= Governor's Foreign Language Academies =

Starting in 1986, the Virginia Department of Education has sponsored Governor's Foreign Language Academies, summer residential programs for Virginia's most motivated and talented foreign language students. As of 2006, approximately 6,600 students have completed one of the six programs, housed at Virginia Commonwealth University, Richmond: immersion programs in French, German, and Spanish, an intensive Latin program, and partial-immersion programs in Russian and Japanese. Virginia Commonwealth University offers concurrent STARTALK summer programs in Chinese and Arabic.

The six governor's academies maintain their individuality and offer activities to expand global awareness, multi-cultural understanding, and international education.

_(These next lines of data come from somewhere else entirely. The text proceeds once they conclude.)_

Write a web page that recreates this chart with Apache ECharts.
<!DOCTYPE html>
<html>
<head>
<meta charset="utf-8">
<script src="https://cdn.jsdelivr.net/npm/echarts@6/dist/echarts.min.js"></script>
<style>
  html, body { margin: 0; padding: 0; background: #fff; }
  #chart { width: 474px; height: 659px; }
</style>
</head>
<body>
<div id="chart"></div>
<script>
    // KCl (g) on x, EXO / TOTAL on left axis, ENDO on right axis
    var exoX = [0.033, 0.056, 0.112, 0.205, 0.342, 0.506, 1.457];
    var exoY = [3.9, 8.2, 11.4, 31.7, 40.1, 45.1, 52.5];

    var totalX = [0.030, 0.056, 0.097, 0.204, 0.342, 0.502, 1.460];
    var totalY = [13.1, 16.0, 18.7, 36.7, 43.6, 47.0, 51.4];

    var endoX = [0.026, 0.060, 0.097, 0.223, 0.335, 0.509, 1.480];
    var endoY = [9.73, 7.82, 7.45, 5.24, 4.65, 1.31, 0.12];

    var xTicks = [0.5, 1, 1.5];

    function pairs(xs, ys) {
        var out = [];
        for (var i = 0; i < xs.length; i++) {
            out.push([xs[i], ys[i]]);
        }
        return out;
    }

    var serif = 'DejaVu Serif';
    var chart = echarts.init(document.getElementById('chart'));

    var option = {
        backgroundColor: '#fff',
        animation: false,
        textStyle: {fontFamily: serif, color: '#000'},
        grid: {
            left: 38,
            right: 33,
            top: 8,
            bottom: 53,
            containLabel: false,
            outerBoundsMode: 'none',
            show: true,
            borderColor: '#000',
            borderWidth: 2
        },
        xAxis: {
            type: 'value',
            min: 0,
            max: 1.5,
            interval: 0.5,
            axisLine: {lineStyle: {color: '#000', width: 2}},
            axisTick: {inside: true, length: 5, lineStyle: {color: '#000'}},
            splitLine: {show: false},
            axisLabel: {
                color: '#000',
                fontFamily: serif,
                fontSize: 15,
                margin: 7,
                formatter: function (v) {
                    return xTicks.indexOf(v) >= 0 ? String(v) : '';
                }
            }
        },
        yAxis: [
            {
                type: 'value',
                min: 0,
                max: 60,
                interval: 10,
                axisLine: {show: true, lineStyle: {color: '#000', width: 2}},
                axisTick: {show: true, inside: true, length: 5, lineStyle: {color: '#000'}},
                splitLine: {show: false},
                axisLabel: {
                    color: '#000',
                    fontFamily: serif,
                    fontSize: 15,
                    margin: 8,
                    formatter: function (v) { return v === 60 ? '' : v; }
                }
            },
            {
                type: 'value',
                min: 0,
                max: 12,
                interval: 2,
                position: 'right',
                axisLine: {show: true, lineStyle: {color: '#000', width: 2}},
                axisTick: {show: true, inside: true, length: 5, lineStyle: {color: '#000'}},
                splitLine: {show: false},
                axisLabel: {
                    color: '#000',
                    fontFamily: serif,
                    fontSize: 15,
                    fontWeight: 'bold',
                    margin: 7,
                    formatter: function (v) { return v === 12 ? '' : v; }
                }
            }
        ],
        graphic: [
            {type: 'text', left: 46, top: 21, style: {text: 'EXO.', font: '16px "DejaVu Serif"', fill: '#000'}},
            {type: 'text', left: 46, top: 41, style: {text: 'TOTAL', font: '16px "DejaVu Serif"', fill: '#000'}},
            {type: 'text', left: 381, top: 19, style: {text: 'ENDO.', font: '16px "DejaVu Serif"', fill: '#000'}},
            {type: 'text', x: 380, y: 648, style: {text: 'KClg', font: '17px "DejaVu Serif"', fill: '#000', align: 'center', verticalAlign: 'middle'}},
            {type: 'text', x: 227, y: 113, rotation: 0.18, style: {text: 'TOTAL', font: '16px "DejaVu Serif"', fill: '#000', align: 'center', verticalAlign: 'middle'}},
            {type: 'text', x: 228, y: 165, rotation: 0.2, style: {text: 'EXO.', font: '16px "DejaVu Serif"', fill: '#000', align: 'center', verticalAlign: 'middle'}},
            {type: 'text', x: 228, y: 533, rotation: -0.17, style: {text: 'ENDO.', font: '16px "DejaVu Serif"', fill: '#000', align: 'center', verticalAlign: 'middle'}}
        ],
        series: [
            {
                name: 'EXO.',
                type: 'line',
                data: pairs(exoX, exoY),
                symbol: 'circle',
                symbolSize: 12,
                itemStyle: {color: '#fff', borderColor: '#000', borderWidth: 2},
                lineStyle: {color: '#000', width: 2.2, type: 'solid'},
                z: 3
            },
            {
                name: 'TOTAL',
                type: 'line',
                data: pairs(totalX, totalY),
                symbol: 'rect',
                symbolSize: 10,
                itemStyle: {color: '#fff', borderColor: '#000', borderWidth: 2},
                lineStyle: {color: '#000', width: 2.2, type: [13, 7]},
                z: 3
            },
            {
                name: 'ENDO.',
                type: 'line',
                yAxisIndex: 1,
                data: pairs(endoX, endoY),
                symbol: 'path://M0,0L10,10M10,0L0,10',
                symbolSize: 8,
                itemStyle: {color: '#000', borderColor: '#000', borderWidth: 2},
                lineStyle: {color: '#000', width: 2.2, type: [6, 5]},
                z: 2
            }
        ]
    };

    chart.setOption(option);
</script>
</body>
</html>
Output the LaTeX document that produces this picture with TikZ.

The three immersion academies provide an intensive experience and unique challenge for students who have excelled in language study to continue their study of that language in a total immersion environment, which is generally unavailable in the regular school environment. The Latin Academy provides an intensive experience for students who have excelled in the study of Latin to continue their study in a milieu unavailable in the regular school environment and introduces the students to classical Greek. The partial-immersion programs in Japanese and Russian, as well as the STARTALK programs in Chinese and Arabic, provide an opportunity for interested students to be introduced to these cultures and languages, which are not widely taught across the Commonwealth.
Beginning with the summer of 2011, the Commonwealth of Virginia ceded sponsorship of the Russian Academy to Virginia Commonwealth University.

The success of the pilot Virginia's Governor's Foreign Language Academies is influencing other states into starting similar programs to encourage excellence in foreign languages.

==Activities==
Initially, each academy was held at a separate college or university in Virginia; however, from 2004 until 2010, all academies were held at Virginia Commonwealth University in Richmond Virginia. In 2011, once again, the academies dispersed throughout the commonwealth. In 2012, The Japanese and Latin Academies will be hosted by Randolph-Macon College, in Ashland Virginia. French, Spanish, and German Academies will occur at Washington & Lee University in Lexington, Virginia. Highlights of the programs include day trips, such as to Washington, D.C. to see various museums, academic, and/or cultural institutions that correspond to the respective foreign languages, outings to the Virginia Museum of Fine Arts, or the archaeological sites at Jamestown.